27:3 A stone is heavy and sand is weighty,

but vexation 1  by a fool is more burdensome 2  than the two of them.

27:4 Wrath is cruel and anger is overwhelming, 3 

but who can stand before jealousy? 4 

1 tn The subject matter is the vexation produced by a fool. The term כַּעַס (caas) means “vexation” (ASV); provocation” (NAB, NASB, NIV, NRSV); “anger” (KJV “wrath”) and usually refers to undeserved treatment. Cf. NLT “the resentment caused by a fool.”

sn The same noun is used in 1 Sam 1:6, 16 for the “provocation” given to Hannah by Peninnah for being barren.
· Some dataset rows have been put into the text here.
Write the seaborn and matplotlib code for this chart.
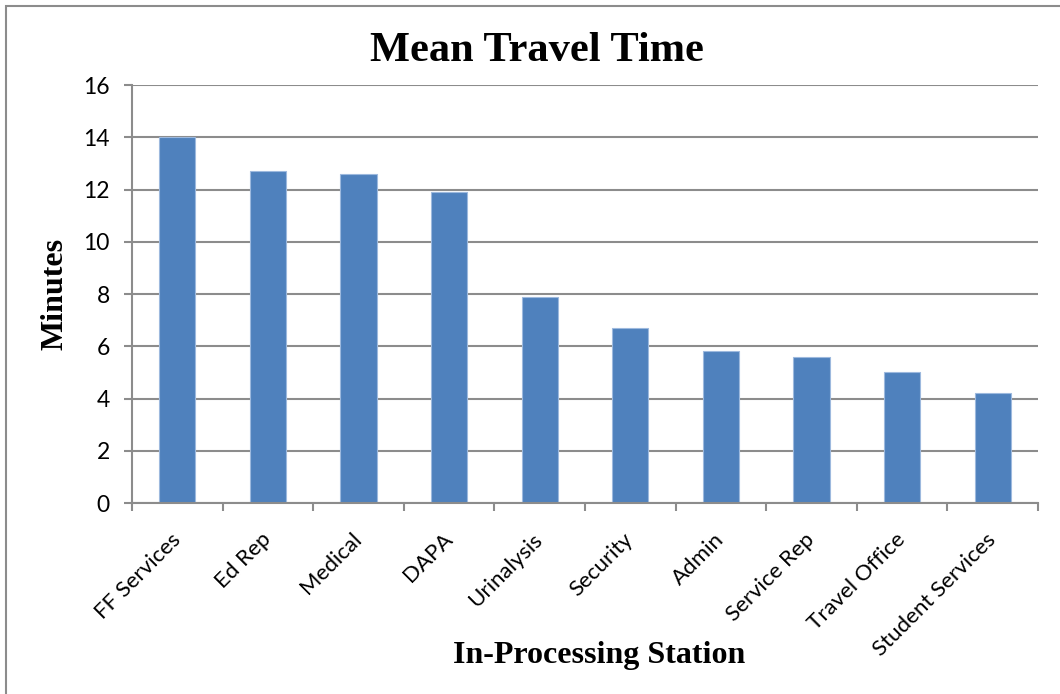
import matplotlib
matplotlib.use("Agg")
import matplotlib.pyplot as plt
from matplotlib.patches import Rectangle
import seaborn as sns
import pandas as pd
import numpy as np

stations = ["FF Services", "Ed Rep", "Medical", "DAPA", "Urinalysis",
            "Security", "Admin", "Service Rep", "Travel Office", "Student Services"]
minutes = [14.0, 12.7, 12.6, 11.9, 7.9, 6.7, 5.8, 5.6, 5.0, 4.2]
y_ticks = [0, 2, 4, 6, 8, 10, 12, 14, 16]

sns.set_theme(style="white")
plt.rcParams["font.family"] = ["Lato", "DejaVu Sans"]
plt.rcParams["text.color"] = "black"
plt.rcParams["xtick.color"] = "black"
plt.rcParams["ytick.color"] = "black"
plt.rcParams["axes.labelcolor"] = "black"

df = pd.DataFrame({"station": stations, "minutes": minutes})

fig = plt.figure(figsize=(10.6, 6.94), dpi=100)
ax = fig.add_axes([0.1245, 0.2752, 0.9792 - 0.1245, 0.8775 - 0.2752])

grid_c = "#8c8c8c"
ax.set_axisbelow(True)
ax.yaxis.grid(True, color=grid_c, linewidth=1.5)

sns.barplot(data=df, x="station", y="minutes", color="#4F81BD", width=0.4,
            saturation=1, edgecolor="#9DB9DE", linewidth=0.8, ax=ax)

ax.set_ylim(0, 16)
ax.set_xlim(-0.5, len(stations) - 0.5)
ax.set_yticks(y_ticks)
ax.set_yticklabels([str(t) for t in y_ticks], fontsize=16.5)

# category labels on major ticks (hidden marks), boundary ticks as minor
ax.set_xticks(range(len(stations)))
ax.set_xticklabels(stations, rotation=45, ha="right", va="center",
                   rotation_mode="anchor", fontsize=16)
ax.set_xticks(np.arange(-0.5, len(stations), 1.0), minor=True)
ax.tick_params(axis="x", which="major", bottom=True, length=0, pad=24)
ax.tick_params(axis="x", which="minor", bottom=True, length=6, width=1.5,
               color=grid_c, direction="out")
ax.tick_params(axis="y", which="major", left=True, length=6, width=1.5,
               color=grid_c, labelcolor="black", direction="out", pad=10)

for s in ["top", "right"]:
    ax.spines[s].set_visible(False)
for s in ["left", "bottom"]:
    ax.spines[s].set_color(grid_c)
    ax.spines[s].set_linewidth(1.5)

serif = ["Liberation Serif", "DejaVu Serif"]
ax.set_xlabel("")
ax.set_ylabel("Minutes", fontsize=23, fontweight="bold", family=serif, labelpad=10)
fig.text(0.565, 0.056, "In-Processing Station", ha="center", va="center",
         fontsize=23, fontweight="bold", family=serif)
fig.text(0.507, 0.927, "Mean Travel Time", ha="center", va="center",
         fontsize=30.5, fontweight="bold", family=serif)

# chart frame, open at the right and bottom edges
fig.patches.append(Rectangle((6 / 1060, -0.1), 1.2, 1 - 6 / 694 + 0.1,
                             transform=fig.transFigure, fill=False,
                             edgecolor="#8c8c8c", linewidth=1.5))

fig.savefig("out.png", dpi=100, facecolor="white")
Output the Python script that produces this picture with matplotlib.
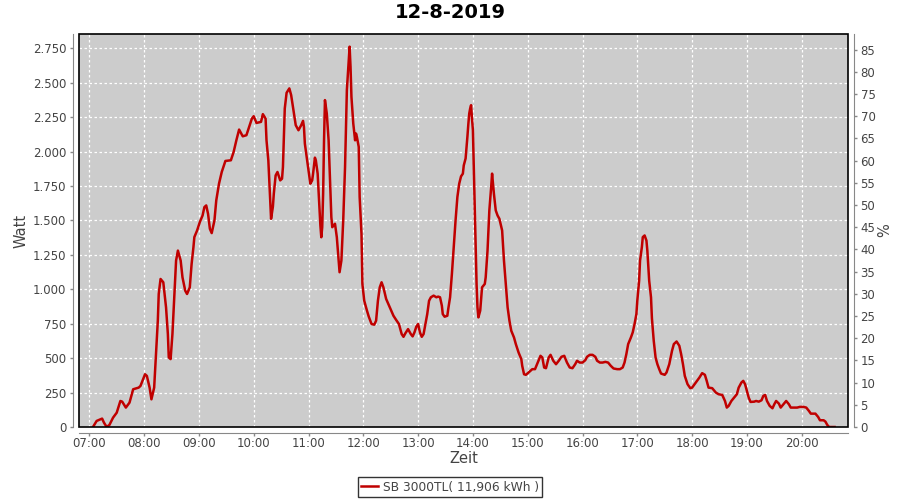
import matplotlib
matplotlib.use('Agg')
import matplotlib.pyplot as plt
from matplotlib.ticker import FuncFormatter
from matplotlib.patches import Rectangle

# Daten: Uhrzeit und Leistung (W)
titel = '12-8-2019'
serie = 'SB 3000TL( 11,906 kWh )'

zeit = [
    '07:04', '07:08', '07:14', '07:16', '07:19', '07:22', '07:26', '07:30', '07:34', '07:36', '07:40', '07:44', '07:48', '07:54', '07:56',
    '08:01', '08:03', '08:06', '08:08', '08:11', '08:13', '08:15', '08:16', '08:18', '08:21', '08:24', '08:26', '08:27', '08:29', '08:31',
    '08:33', '08:35', '08:37', '08:40', '08:42', '08:45', '08:47', '08:50', '08:52', '08:54', '08:55', '08:58',
    '09:01', '09:04', '09:06', '09:08', '09:10', '09:12', '09:14', '09:17', '09:19', '09:22', '09:25', '09:29', '09:35', '09:38', '09:41',
    '09:44', '09:48', '09:52', '09:55', '09:58',
    '10:00', '10:03', '10:08', '10:10', '10:13', '10:14', '10:16', '10:17', '10:18', '10:19', '10:21', '10:22', '10:24', '10:26', '10:29',
    '10:31', '10:32', '10:33', '10:34', '10:36', '10:39', '10:41', '10:44', '10:46', '10:49', '10:52', '10:54', '10:55', '10:56', '10:58',
    '11:00', '11:02', '11:04', '11:05', '11:07', '11:08', '11:10', '11:12', '11:13', '11:14', '11:15', '11:16', '11:17', '11:18', '11:20',
    '11:22', '11:24', '11:25', '11:26', '11:29', '11:31', '11:33', '11:34', '11:36', '11:38', '11:40', '11:41', '11:42', '11:44', '11:45',
    '11:46', '11:47', '11:49', '11:51', '11:52', '11:53', '11:55', '11:56', '11:58', '11:59',
    '12:01', '12:04', '12:06', '12:09', '12:12', '12:14', '12:16', '12:18', '12:20', '12:22', '12:25', '12:29', '12:33', '12:36', '12:39',
    '12:42', '12:44', '12:46', '12:49', '12:52', '12:54', '12:56', '12:58',
    '13:00', '13:02', '13:04', '13:06', '13:08', '13:10', '13:12', '13:14', '13:17', '13:20', '13:22', '13:24', '13:26', '13:27', '13:29',
    '13:32', '13:33', '13:35', '13:37', '13:39', '13:41', '13:43', '13:45', '13:47', '13:49', '13:50', '13:52', '13:54', '13:55', '13:56',
    '13:57', '13:58', '13:59',
    '14:00', '14:01', '14:02', '14:03', '14:04', '14:05', '14:06', '14:08', '14:10', '14:13', '14:14', '14:16', '14:18', '14:20', '14:21',
    '14:23', '14:25', '14:27', '14:29', '14:32', '14:34', '14:36', '14:38', '14:40', '14:42', '14:45', '14:47', '14:50', '14:53', '14:54',
    '14:56', '14:58',
    '15:01', '15:05', '15:08', '15:11', '15:14', '15:16', '15:18', '15:20', '15:23', '15:25', '15:28', '15:31', '15:34', '15:37', '15:40',
    '15:43', '15:46', '15:49', '15:52', '15:54', '15:57',
    '16:00', '16:03', '16:05', '16:08', '16:11', '16:14', '16:16', '16:19', '16:22', '16:25', '16:28', '16:31', '16:34', '16:38', '16:41',
    '16:44', '16:46', '16:48', '16:50', '16:53', '16:55', '16:57', '16:59',
    '17:00', '17:02', '17:03', '17:05', '17:06', '17:08', '17:10', '17:11', '17:13', '17:15', '17:16', '17:18', '17:20', '17:22', '17:24',
    '17:26', '17:30', '17:32', '17:35', '17:38', '17:40', '17:43', '17:46', '17:48', '17:50', '17:52', '17:55', '17:58',
    '18:00', '18:04', '18:08', '18:11', '18:14', '18:16', '18:18', '18:22', '18:26', '18:29', '18:33', '18:36', '18:38', '18:40', '18:43',
    '18:46', '18:49', '18:51', '18:54', '18:56', '18:58',
    '19:00', '19:02', '19:04', '19:08', '19:10', '19:13', '19:16', '19:18', '19:20', '19:22', '19:25', '19:28', '19:30', '19:32', '19:35',
    '19:37', '19:40', '19:43', '19:46', '19:48', '19:52', '19:55', '19:58',
    '20:02', '20:05', '20:08', '20:10', '20:15', '20:18', '20:20', '20:24', '20:26', '20:28', '20:30', '20:36',
]

watt = [
    0, 44, 61, 32, 0, 15, 68, 104, 189, 184, 141, 177, 274, 286, 298,
    383, 371, 286, 201, 286, 529, 772, 966, 1075, 1051, 869, 675, 505, 493, 675,
    942, 1209, 1281, 1209, 1087, 990, 966, 1014, 1184, 1306, 1379, 1427,
    1488, 1536, 1597, 1609, 1548, 1439, 1408, 1500, 1646, 1767, 1852, 1932, 1937, 1997, 2082,
    2160, 2111, 2119, 2179, 2240,
    2257, 2208, 2216, 2272, 2240, 2082, 1937, 1791, 1646, 1512, 1600, 1694, 1827, 1852, 1791,
    1803, 1888, 2094, 2313, 2427, 2459, 2410, 2277, 2192, 2155, 2192, 2223, 2179, 2058, 1961,
    1864, 1767, 1791, 1840, 1956, 1937, 1840, 1597, 1463, 1378, 1451, 1694, 2082, 2374, 2277,
    2082, 1718, 1524, 1451, 1476, 1378, 1209, 1124, 1209, 1500, 1888, 2179, 2447, 2653, 2762,
    2616, 2398, 2204, 2082, 2131, 2106, 2034, 1670, 1403, 1039,
    917, 845, 801, 748, 743, 772, 917, 1014, 1051, 1014, 930, 869, 808, 777, 748,
    675, 655, 680, 711, 675, 658, 687, 728,
    748, 687, 655, 675, 748, 820, 917, 942, 954, 942, 947, 942, 881, 820, 801,
    808, 857, 942, 1112, 1306, 1500, 1670, 1767, 1820, 1840, 1900, 1950, 2110, 2200, 2277,
    2313, 2337, 2240,
    2155, 1888, 1597, 1300, 1039, 869, 796, 845, 1014, 1039, 1087, 1281, 1573, 1743, 1840,
    1694, 1573, 1536, 1512, 1427, 1209, 1039, 869, 772, 699, 650, 602, 541, 493, 444,
    383, 379,
    396, 420, 420, 468, 517, 505, 432, 427, 505, 524, 481, 456, 481, 510, 517,
    468, 432, 427, 456, 481, 468,
    468, 485, 510, 524, 524, 510, 481, 468, 468, 473, 468, 444, 425, 420, 420,
    432, 468, 529, 602, 650, 687, 748, 820,
    917, 1063, 1209, 1306, 1379, 1391, 1354, 1281, 1063, 942, 790, 626, 505, 456, 420,
    388, 379, 396, 456, 553, 602, 621, 590, 529, 456, 371, 311, 282,
    286, 323, 359, 391, 379, 335, 286, 282, 250, 238, 233, 189, 141, 153, 189,
    213, 238, 286, 323, 335, 311,
    262, 213, 182, 184, 189, 184, 194, 226, 233, 189, 153, 136, 165, 189, 170,
    141, 165, 189, 165, 141, 141, 141, 146,
    146, 141, 116, 97, 97, 73, 49, 49, 39, 15, 0, 0,
]

watt_ticks = list(range(0, 2751, 250))
prozent_ticks = list(range(0, 86, 5))
stunden = list(range(7, 21))

assert len(zeit) == len(watt)

# Uhrzeit -> Minuten seit Mitternacht
minuten = [int(z[:2]) * 60 + int(z[3:]) for z in zeit]

grau_text = '#444444'
grau_achse = '#888888'

fig = plt.figure(figsize=(9, 5), dpi=100)
fig.subplots_adjust(left=79 / 900, right=848 / 900, top=1 - 34 / 500, bottom=1 - 427 / 500)
ax = fig.add_subplot(111)
ax.set_facecolor('#cccccc')

ax.plot(minuten, watt, color='#c00000', linewidth=1.8, zorder=3)

ax.set_xlim(408.7, 1250.7)
ax.set_ylim(0, 2854)
ax.set_xticks([h * 60 for h in stunden])
ax.xaxis.set_major_formatter(FuncFormatter(lambda v, p: f'{int(v) // 60:02d}:{int(v) % 60:02d}'))
ax.set_yticks(watt_ticks)
ax.yaxis.set_major_formatter(FuncFormatter(lambda v, p: f'{int(v):,}'.replace(',', '.')))

ax.grid(True, color='white', linestyle=(0, (2, 2)), linewidth=0.9)
ax.set_axisbelow(True)

# Achsen nach außen versetzt (JFreeChart-Stil)
for s in ['left', 'bottom']:
    ax.spines[s].set_position(('outward', 4))
    ax.spines[s].set_color(grau_achse)
ax.spines['top'].set_visible(False)
ax.spines['right'].set_visible(False)
ax.tick_params(axis='both', direction='out', length=2, width=1, color=grau_achse,
               labelcolor=grau_text, labelsize=8.5, pad=3)
ax.tick_params(axis='x', pad=1)

# Rahmen um den Plotbereich
ax.add_patch(Rectangle((0, 0), 1, 1, transform=ax.transAxes, fill=False,
                       edgecolor='black', linewidth=1.2, zorder=4, clip_on=False))

ax.set_ylabel('Watt', fontsize=10.5, color=grau_text, labelpad=3)
ax.set_xlabel('Zeit', fontsize=10.5, color=grau_text, labelpad=1)

# rechte Achse in %
ax2 = ax.twinx()
ax2.set_ylim(0, 88.5)
ax2.set_yticks(prozent_ticks)
for s in ['left', 'bottom', 'top']:
    ax2.spines[s].set_visible(False)
ax2.spines['right'].set_position(('outward', 4))
ax2.spines['right'].set_color(grau_achse)
ax2.tick_params(axis='y', direction='out', length=2, width=1, color=grau_achse,
                labelcolor=grau_text, labelsize=8.5, pad=3)
ax2.set_ylabel('%', fontsize=10.5, color=grau_text, labelpad=1)

fig.text(0.5, 1 - 13 / 500, titel, ha='center', va='center', fontsize=14, fontweight='bold')

handle, = ax.plot([], [], color='#c00000', linewidth=1.8)
fig.legend([handle], [serie], loc='center', bbox_to_anchor=(0.5, 1 - 487 / 500),
           frameon=True, fancybox=False, edgecolor='black', fontsize=8.8,
           handlelength=1.4, handletextpad=0.4, borderpad=0.25, borderaxespad=0,
           labelcolor=grau_text).get_frame().set_linewidth(1)

plt.savefig('out.png', dpi=100)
2 sn The contrast is made between dealing with the vexation of a fool and physical labor (moving stones and sand). More tiring is the vexation of a fool, for the mental and emotional effort it takes to deal with it is more draining than physical labor. It is, in the sense of this passage, almost unbearable.

3 tn Heb “fierceness of wrath and outpouring [= flood] of anger.” A number of English versions use “flood” here (e.g., NASB, NCV, NLT).

4 tn The Hebrew term translated “jealousy” here probably has the negative sense of “envy” rather than the positive sense of “zeal.” It is a raging emotion (like “anger” and “wrath,” this word has nuances of heat, intensity) that defies reason at times and can be destructive like a consuming fire (e.g., 6:32-35; Song 8:6-7). The rhetorical question is intended to affirm that no one can survive a jealous rage. (Whether one is the subject who is jealous or the object of the jealousy of someone else is not so clear.)